GIVEN PROBLEM:
The material below includes pictures; leave them out and return only the lines between the line containing "Give me the matplotlib source for this chart." and the line containing "mu_b = [0, 0, 1, 0, 0]", inclusive, word for word.

[Source code of charts]
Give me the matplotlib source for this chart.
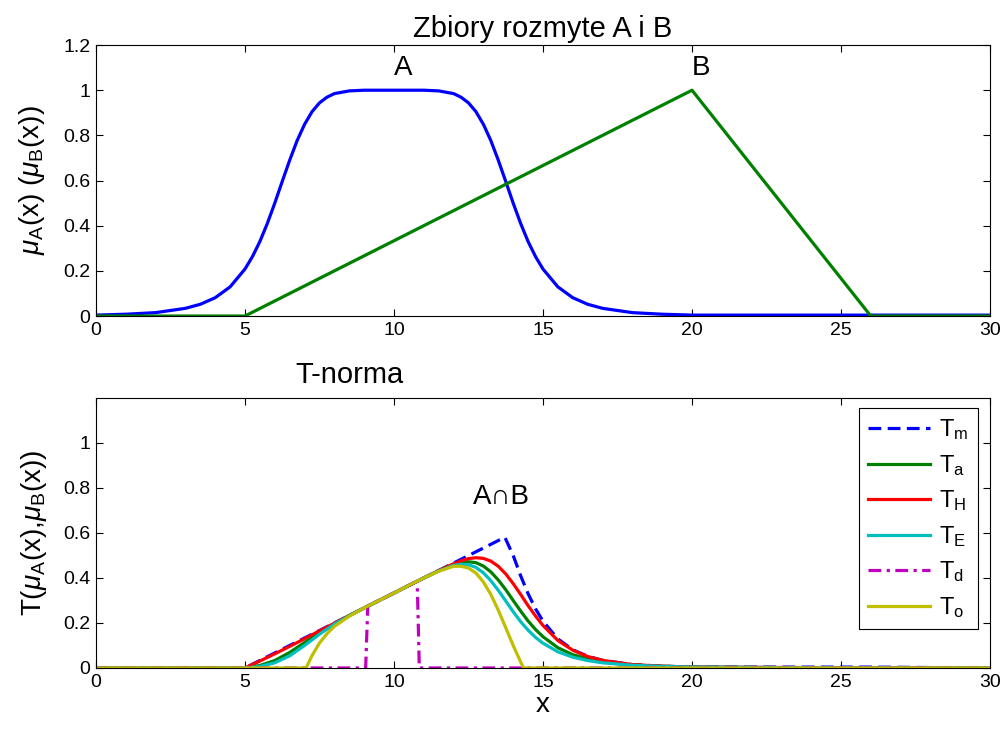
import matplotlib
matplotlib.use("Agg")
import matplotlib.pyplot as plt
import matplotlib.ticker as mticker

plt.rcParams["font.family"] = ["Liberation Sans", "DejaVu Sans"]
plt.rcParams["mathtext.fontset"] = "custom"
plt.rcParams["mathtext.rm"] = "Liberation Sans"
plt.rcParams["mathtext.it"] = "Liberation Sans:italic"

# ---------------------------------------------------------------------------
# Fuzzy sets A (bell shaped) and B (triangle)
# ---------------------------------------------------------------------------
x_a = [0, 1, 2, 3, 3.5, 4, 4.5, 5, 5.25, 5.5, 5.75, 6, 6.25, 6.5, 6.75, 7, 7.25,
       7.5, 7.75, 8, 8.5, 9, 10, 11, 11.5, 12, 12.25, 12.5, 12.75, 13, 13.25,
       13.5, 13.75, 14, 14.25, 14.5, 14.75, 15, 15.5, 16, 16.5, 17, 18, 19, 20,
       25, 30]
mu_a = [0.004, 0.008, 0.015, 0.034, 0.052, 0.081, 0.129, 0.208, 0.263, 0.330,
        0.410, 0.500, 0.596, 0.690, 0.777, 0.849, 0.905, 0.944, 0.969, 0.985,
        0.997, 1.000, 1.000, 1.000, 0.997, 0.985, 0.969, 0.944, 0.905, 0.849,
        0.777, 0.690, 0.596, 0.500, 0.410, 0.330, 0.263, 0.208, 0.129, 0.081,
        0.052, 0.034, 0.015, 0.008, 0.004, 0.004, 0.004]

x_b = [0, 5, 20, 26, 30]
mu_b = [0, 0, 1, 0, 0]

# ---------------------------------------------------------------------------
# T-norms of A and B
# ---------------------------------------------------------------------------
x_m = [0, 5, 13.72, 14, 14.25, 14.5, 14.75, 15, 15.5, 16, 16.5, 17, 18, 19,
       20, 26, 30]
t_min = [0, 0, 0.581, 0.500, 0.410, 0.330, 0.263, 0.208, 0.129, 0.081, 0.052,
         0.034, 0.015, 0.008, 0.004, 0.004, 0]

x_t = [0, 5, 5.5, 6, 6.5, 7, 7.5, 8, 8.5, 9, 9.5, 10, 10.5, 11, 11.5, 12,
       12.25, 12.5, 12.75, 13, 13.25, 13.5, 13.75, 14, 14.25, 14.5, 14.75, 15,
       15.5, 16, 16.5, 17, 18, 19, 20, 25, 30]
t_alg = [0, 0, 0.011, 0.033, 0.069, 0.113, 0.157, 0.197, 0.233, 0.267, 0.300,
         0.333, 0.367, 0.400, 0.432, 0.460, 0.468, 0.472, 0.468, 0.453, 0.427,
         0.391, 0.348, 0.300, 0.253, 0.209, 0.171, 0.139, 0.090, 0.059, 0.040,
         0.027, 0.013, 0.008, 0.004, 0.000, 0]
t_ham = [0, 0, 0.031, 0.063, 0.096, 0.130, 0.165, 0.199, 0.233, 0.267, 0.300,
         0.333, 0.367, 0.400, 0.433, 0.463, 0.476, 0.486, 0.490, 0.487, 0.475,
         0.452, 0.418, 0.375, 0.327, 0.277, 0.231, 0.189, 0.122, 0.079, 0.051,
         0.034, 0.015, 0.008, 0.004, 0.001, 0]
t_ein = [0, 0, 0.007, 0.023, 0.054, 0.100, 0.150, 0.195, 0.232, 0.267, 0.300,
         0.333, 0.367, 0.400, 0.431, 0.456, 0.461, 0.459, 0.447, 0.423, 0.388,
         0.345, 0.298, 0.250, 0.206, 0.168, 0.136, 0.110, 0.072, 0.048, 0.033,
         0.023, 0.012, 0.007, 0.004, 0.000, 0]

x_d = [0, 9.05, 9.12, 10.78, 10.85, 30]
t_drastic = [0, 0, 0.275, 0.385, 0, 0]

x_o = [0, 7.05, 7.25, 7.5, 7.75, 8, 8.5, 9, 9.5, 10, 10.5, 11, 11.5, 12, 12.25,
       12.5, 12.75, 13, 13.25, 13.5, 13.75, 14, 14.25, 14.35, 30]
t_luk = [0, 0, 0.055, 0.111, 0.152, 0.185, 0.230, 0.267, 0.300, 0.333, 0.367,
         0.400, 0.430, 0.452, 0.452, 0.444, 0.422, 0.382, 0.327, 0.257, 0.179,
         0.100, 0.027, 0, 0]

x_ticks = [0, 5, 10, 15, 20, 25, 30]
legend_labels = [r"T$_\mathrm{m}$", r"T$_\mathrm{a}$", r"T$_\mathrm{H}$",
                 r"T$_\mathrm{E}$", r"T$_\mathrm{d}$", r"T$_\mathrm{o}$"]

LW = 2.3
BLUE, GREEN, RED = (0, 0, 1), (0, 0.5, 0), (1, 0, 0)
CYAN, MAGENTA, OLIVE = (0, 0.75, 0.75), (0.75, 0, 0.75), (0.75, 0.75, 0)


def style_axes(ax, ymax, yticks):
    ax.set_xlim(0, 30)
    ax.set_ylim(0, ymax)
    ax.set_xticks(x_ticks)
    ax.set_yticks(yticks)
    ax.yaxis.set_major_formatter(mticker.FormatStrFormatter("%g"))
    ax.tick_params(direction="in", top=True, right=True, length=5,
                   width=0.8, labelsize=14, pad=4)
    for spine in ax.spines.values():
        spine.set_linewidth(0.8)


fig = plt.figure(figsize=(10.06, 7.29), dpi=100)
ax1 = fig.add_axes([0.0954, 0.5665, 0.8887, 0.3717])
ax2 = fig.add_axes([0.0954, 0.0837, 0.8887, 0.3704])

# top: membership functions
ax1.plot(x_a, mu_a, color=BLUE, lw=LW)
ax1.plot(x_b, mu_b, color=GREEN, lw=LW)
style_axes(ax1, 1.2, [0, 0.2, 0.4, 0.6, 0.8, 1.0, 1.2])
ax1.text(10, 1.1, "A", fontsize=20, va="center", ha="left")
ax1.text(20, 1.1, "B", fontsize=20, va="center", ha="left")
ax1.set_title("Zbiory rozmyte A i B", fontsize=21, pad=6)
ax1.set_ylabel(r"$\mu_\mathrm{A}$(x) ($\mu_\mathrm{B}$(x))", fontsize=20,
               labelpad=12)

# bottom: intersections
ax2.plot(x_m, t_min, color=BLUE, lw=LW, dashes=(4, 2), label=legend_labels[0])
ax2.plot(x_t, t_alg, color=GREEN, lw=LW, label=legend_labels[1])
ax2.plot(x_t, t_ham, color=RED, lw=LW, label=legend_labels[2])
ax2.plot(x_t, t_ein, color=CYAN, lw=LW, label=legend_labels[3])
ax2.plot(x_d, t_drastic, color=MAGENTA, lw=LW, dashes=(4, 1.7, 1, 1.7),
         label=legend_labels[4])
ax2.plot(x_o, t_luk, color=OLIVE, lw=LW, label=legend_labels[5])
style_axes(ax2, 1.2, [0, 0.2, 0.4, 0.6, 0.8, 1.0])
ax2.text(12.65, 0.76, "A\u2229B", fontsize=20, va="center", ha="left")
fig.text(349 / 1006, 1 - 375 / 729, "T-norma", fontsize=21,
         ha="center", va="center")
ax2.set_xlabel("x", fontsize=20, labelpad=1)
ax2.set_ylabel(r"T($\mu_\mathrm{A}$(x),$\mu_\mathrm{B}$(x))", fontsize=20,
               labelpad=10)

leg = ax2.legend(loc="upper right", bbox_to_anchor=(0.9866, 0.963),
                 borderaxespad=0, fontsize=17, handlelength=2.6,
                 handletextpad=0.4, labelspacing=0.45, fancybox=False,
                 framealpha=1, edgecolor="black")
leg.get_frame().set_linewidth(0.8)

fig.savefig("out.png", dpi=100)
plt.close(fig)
--
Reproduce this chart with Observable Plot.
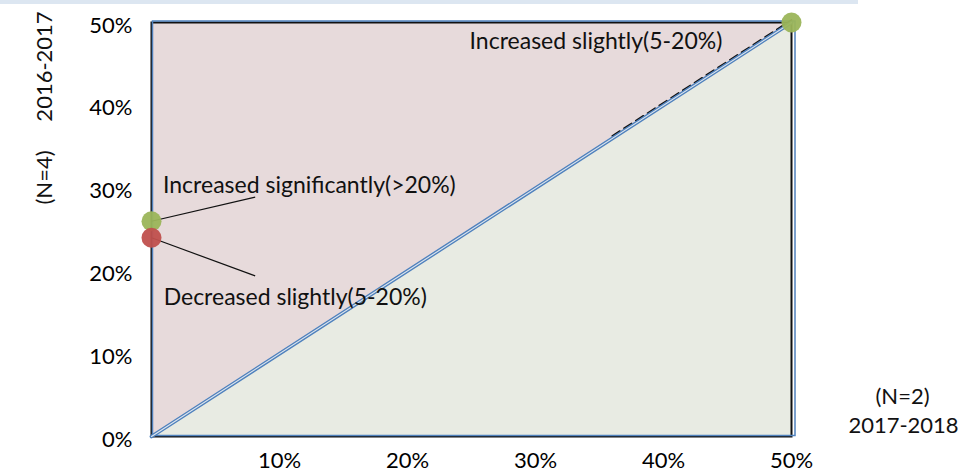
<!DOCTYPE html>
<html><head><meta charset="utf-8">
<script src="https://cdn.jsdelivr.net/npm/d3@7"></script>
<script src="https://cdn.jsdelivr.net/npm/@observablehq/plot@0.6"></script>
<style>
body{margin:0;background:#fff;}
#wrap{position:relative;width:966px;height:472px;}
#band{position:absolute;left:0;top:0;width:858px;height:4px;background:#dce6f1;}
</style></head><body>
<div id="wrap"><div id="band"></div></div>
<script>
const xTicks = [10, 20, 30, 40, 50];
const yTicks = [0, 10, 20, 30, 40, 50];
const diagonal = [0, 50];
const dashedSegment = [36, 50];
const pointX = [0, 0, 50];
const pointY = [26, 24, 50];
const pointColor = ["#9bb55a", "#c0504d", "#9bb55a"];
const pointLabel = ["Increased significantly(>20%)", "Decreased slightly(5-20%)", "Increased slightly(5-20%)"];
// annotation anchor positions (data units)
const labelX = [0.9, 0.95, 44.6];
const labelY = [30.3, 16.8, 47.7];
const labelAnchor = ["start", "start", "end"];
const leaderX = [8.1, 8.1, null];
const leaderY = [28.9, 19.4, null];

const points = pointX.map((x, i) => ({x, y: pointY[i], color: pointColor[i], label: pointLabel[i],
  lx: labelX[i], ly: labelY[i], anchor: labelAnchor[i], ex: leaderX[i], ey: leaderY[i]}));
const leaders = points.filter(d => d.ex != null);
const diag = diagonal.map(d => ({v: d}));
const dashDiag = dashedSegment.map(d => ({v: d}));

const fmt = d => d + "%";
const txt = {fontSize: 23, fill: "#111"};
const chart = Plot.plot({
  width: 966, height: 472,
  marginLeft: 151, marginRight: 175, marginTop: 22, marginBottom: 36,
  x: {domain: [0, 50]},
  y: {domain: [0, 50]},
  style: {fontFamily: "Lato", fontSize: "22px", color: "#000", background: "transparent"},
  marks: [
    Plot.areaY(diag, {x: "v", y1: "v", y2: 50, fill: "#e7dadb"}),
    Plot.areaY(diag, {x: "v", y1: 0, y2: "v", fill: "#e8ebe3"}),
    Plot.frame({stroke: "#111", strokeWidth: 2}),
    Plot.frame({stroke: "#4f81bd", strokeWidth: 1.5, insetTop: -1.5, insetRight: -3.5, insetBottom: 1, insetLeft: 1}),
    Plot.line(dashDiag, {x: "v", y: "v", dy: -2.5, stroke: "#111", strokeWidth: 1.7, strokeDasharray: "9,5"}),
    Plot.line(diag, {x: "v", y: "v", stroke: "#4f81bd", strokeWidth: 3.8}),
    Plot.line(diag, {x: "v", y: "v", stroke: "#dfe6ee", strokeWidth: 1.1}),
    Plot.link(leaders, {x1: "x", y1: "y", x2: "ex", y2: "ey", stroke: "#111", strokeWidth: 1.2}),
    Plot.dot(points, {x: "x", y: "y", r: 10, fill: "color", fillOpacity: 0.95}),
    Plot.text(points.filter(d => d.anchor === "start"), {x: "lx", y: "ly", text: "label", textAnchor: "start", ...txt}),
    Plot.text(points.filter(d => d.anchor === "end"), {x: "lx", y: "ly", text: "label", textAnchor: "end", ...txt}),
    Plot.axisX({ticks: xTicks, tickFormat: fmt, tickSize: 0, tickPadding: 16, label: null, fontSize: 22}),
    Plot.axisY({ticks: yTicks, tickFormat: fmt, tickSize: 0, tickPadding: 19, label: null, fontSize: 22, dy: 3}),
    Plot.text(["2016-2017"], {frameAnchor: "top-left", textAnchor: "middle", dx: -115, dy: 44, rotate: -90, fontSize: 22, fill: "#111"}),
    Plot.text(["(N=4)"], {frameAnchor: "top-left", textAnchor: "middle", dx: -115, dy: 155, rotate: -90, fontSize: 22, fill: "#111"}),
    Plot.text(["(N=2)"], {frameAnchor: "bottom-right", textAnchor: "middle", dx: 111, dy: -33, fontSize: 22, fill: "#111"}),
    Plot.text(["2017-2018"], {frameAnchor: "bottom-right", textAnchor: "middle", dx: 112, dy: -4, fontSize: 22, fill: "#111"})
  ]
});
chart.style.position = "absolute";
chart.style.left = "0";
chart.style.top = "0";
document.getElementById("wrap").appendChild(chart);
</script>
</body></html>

RESPONSE TO THIS TASK:
Give me the matplotlib source for this chart.
import matplotlib
matplotlib.use("Agg")
import matplotlib.pyplot as plt
import matplotlib.ticker as mticker

plt.rcParams["font.family"] = ["Liberation Sans", "DejaVu Sans"]
plt.rcParams["mathtext.fontset"] = "custom"
plt.rcParams["mathtext.rm"] = "Liberation Sans"
plt.rcParams["mathtext.it"] = "Liberation Sans:italic"

# ---------------------------------------------------------------------------
# Fuzzy sets A (bell shaped) and B (triangle)
# ---------------------------------------------------------------------------
x_a = [0, 1, 2, 3, 3.5, 4, 4.5, 5, 5.25, 5.5, 5.75, 6, 6.25, 6.5, 6.75, 7, 7.25,
       7.5, 7.75, 8, 8.5, 9, 10, 11, 11.5, 12, 12.25, 12.5, 12.75, 13, 13.25,
       13.5, 13.75, 14, 14.25, 14.5, 14.75, 15, 15.5, 16, 16.5, 17, 18, 19, 20,
       25, 30]
mu_a = [0.004, 0.008, 0.015, 0.034, 0.052, 0.081, 0.129, 0.208, 0.263, 0.330,
        0.410, 0.500, 0.596, 0.690, 0.777, 0.849, 0.905, 0.944, 0.969, 0.985,
        0.997, 1.000, 1.000, 1.000, 0.997, 0.985, 0.969, 0.944, 0.905, 0.849,
        0.777, 0.690, 0.596, 0.500, 0.410, 0.330, 0.263, 0.208, 0.129, 0.081,
        0.052, 0.034, 0.015, 0.008, 0.004, 0.004, 0.004]

x_b = [0, 5, 20, 26, 30]
mu_b = [0, 0, 1, 0, 0]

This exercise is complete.